- Exercise brief -
Return every line of the data below that includes the string "this".

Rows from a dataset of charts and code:
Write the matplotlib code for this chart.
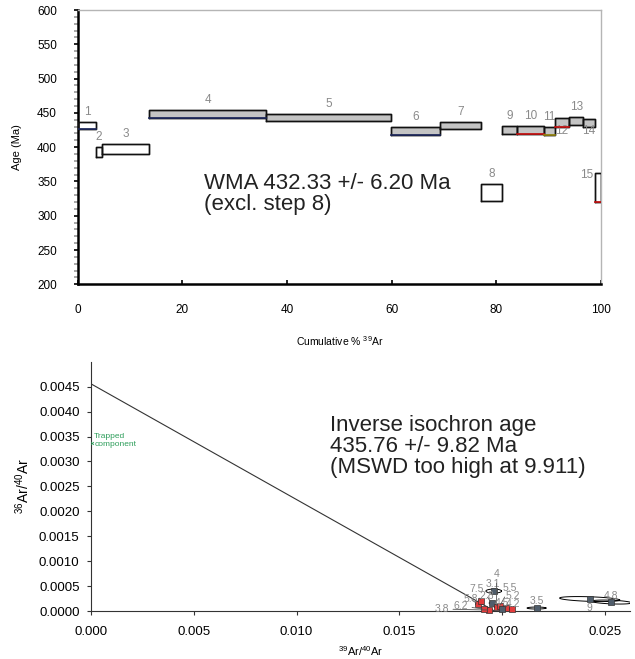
import numpy as np
import matplotlib
matplotlib.use("Agg")
from matplotlib import pyplot as plt

plt.rcParams['font.family'] = ['Liberation Sans', 'DejaVu Sans']
plt.rcParams['mathtext.fontset'] = 'custom'
plt.rcParams['mathtext.rm'] = 'Liberation Sans'

# --- step heating spectrum ---
cum_pct = [0, 3.5, 4.6, 13.7, 36.0, 59.8, 69.3, 77.1, 81.05, 84.0, 89.1,
           91.2, 93.9, 96.6, 98.8, 100]
step_age = [431.8, 393.4, 397.0, 448.2, 443.0, 423.6, 431.8, 333.7, 424.8,
            424.8, 423.8, 436.0, 438.4, 435.0, 341.2]
step_err = [5.3, 7.3, 7.3, 5.6, 5.3, 5.8, 5.3, 12.6, 6.0, 6.0, 6.0, 6.0,
            6.1, 6.0, 20.7]
step_used = [False, False, False, True, True, True, True, False, True, True,
             True, True, True, True, False]
step_names = [str(i) for i in range(1, 16)]
wma_text = "WMA 432.33 +/- 6.20 Ma\n(excl. step 8)"

# --- inverse isochron ---
iso_labels = ["3.8", "6.2", "5.8", "7.5", "2.8", "3.1", "4", "5.5", "5.2",
              "4.5", "4.2", "3.5", "9", "4.8"]
iso_x = [0.01933, 0.01909, 0.01880, 0.01895, 0.01948, 0.01958, 0.01972,
         0.01987, 0.02016, 0.01997, 0.02045, 0.02166, 0.02424, 0.02530]
iso_y = [0.00002, 0.00004, 0.00014, 0.00020, 0.00016, 0.00040, 0.00008,
         0.00010, 0.00006, 0.00004, 0.00004, 0.00006, 0.00024, 0.00018]
iso_sx = [0.00012, 0.00012, 0.00010, 0.00010, 0.00012, 0.00038, 0.00012,
          0.00012, 0.00012, 0.00012, 0.00012, 0.00046, 0.00146, 0.00097]
iso_sy = [0.00002, 0.00002, 0.00002, 0.00002, 0.00002, 0.00004, 0.00002,
          0.00002, 0.00002, 0.00002, 0.00002, 0.00002, 0.00005, 0.00004]
iso_rho = [0, 0, 0, 0, 0, 0, 0, 0, 0, 0, 0, 0, -0.4, -0.4]
iso_used = [True, True, True, True, False, False, True, True, True, False,
            True, False, False, False]
iso_intercept = 0.00456
iso_x_intercept = 0.01962
trapped = (0.00008, 0.00337)
iso_text = "Inverse isochron age\n435.76 +/- 9.82 Ma\n(MSWD too high at 9.911)"

# label offsets in pixels (dx, dy) for the isochron point labels
iso_offsets = [(-47, 1), (-23, 3), (-7, 5), (-4, 12), (-5, 7), (-1, 7),
               (0, 33), (10, 18), (7, 12), (0, 6), (1, 5), (0, 7), (0, -9),
               (0, 6)]
# label placement for spectrum steps
step_label_pos = ['above'] * 15
step_label_pos[11] = 'below'
step_label_pos[13] = 'below'
step_label_pos[14] = 'left'
bottom_edge = {0: '#1f2a60', 3: '#1f2a60', 5: '#1f2a60', 9: '#cc1111',
               10: '#9a8a10', 11: '#cc1111', 14: '#cc1111'}

fig = plt.figure(figsize=(6.35, 6.59), dpi=100)

# ---------------- top: age spectrum ----------------
ax1 = fig.add_axes([0.1224, 0.5686, 0.824, 0.4162])
for i in range(len(step_age)):
    x0, x1 = cum_pct[i], cum_pct[i + 1]
    lo = step_age[i] - step_err[i]
    hi = step_age[i] + step_err[i]
    fc = '#c4c4c4' if step_used[i] else 'white'
    ax1.fill_between([x0, x1], [lo, lo], [hi, hi], facecolor=fc,
                     edgecolor='black', linewidth=1.0, zorder=2)
    ax1.plot([x0, x1, x1, x0, x0], [lo, lo, hi, hi, lo], color='#111111',
             lw=1.0, zorder=3)
    if i in bottom_edge:
        ax1.plot([x0, x1], [lo, lo], color=bottom_edge[i], lw=1.2, zorder=4)
    xc = (x0 + x1) / 2
    pos = step_label_pos[i]
    if pos == 'above':
        ax1.annotate(step_names[i], (xc, hi), xytext=(0, 10),
                     textcoords='offset pixels', ha='center', va='center',
                     fontsize=8.5, color='#8a8a8a')
    elif pos == 'below':
        ax1.annotate(step_names[i], (xc, lo), xytext=(0, -4),
                     textcoords='offset pixels', ha='center', va='center',
                     fontsize=8.5, color='#8a8a8a')
    else:
        ax1.annotate(step_names[i], (x0, hi), xytext=(-1, -2),
                     textcoords='offset pixels', ha='right', va='center',
                     fontsize=8.5, color='#8a8a8a')

ax1.set_xlim(0, 100)
ax1.set_ylim(200, 600)
ax1.set_xticks(np.arange(0, 101, 20))
ax1.set_yticks(np.arange(200, 601, 50))
ax1.set_yticks(np.arange(200, 601, 10), minor=True)
ax1.tick_params(axis='x', direction='in', length=3, width=1.2, pad=14,
                labelsize=8.5)
ax1.tick_params(axis='y', which='major', direction='out', length=3, width=1.2,
                pad=12, labelsize=8.5)
ax1.tick_params(axis='y', which='minor', direction='out', length=3, width=1.2,
                color='#999999')
for s in ['left', 'bottom']:
    ax1.spines[s].set_linewidth(1.8)
    ax1.spines[s].set_color('black')
for s in ['top', 'right']:
    ax1.spines[s].set_linewidth(1.0)
    ax1.spines[s].set_color('#b5b5b5')
ax1.set_xlabel(r'Cumulative % $\mathregular{^{39}}$Ar', fontsize=7.5,
               labelpad=13)
ax1.set_ylabel('Age (Ma)', fontsize=8)
ax1.yaxis.set_label_coords(-0.106, 0.5)
ax1.text(0.2414, 0.331, wma_text, transform=ax1.transAxes, fontsize=16,
         ha='left', va='center', color='#222222', linespacing=1.0)

# ---------------- bottom: inverse isochron ----------------
ax2 = fig.add_axes([0.1428, 0.0728, 0.8493, 0.3783])
xl = np.array([0, iso_x_intercept])
ax2.plot(xl, iso_intercept * (1 - xl / iso_x_intercept), color='#333333',
         lw=0.8, zorder=2)

t = np.linspace(0, 2 * np.pi, 100)
for i in range(len(iso_x)):
    ex = iso_x[i] + iso_sx[i] * np.cos(t)
    ey = iso_y[i] + iso_sy[i] * (iso_rho[i] * np.cos(t)
                                 + np.sqrt(1 - iso_rho[i] ** 2) * np.sin(t))
    ax2.plot(ex, ey, color='black', lw=0.7, zorder=3)
    fc = '#e23b3b' if iso_used[i] else '#4f5d6b'
    ax2.plot(iso_x[i], iso_y[i], marker='s', ms=4.5, mfc=fc, mec='#333333',
             mew=0.5, zorder=4, clip_on=False)
    dx, dy = iso_offsets[i]
    arrow = dict(arrowstyle='-', color='#555555', lw=0.6,
                 shrinkA=1, shrinkB=1) if abs(dx) + abs(dy) > 8 else None
    ax2.annotate(iso_labels[i], (iso_x[i], iso_y[i]), xytext=(dx, dy),
                 textcoords='offset pixels', ha='center', va='center',
                 fontsize=7.5, color='#8a8a8a', arrowprops=arrow, zorder=5,
                 annotation_clip=False)

ax2.plot(*trapped, marker='x', ms=2, color='#2e9e5b', mew=0.6, zorder=4)
ax2.annotate('Trapped\ncomponent', trapped, xytext=(2, 10),
             textcoords='offset pixels', ha='left', va='top', fontsize=6,
             color='#2e9e5b', linespacing=1.15)
ax2.text(0.443, 0.66, iso_text, transform=ax2.transAxes, fontsize=16,
         ha='left', va='center', color='#222222', linespacing=1.0)

ax2.set_xlim(0, 0.0262)
ax2.set_ylim(0, 0.005)
ax2.set_xticks(np.arange(0, 0.0251, 0.005))
ax2.set_yticks(np.arange(0, 0.00451, 0.0005))
ax2.xaxis.set_major_formatter(matplotlib.ticker.FormatStrFormatter('%.3f'))
ax2.yaxis.set_major_formatter(matplotlib.ticker.FormatStrFormatter('%.4f'))
ax2.tick_params(direction='out', length=3, width=0.8, labelsize=9.5,
                colors='#333333', labelcolor='black')
ax2.tick_params(axis='x', pad=8)
ax2.tick_params(axis='y', pad=5)
for s in ['top', 'right']:
    ax2.spines[s].set_visible(False)
for s in ['left', 'bottom']:
    ax2.spines[s].set_linewidth(0.8)
    ax2.spines[s].set_color('#333333')
ax2.set_xlabel(r'$\mathregular{^{39}}$Ar/$\mathregular{^{40}}$Ar',
               fontsize=8, labelpad=4)
ax2.set_ylabel(r'$\mathregular{^{36}}$Ar/$\mathregular{^{40}}$Ar',
               fontsize=10)
ax2.yaxis.set_label_coords(-0.109, 0.5)

fig.savefig('out.png', dpi=100)
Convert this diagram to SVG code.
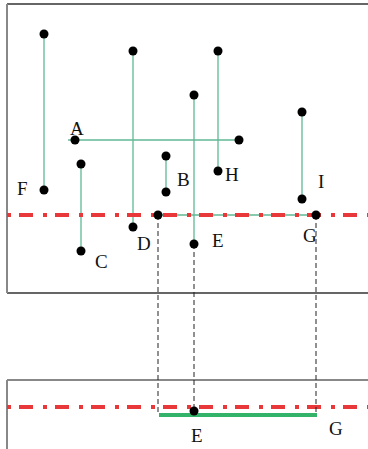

- Task result -
Write the matplotlib code for this chart.
Convert this diagram to SVG code.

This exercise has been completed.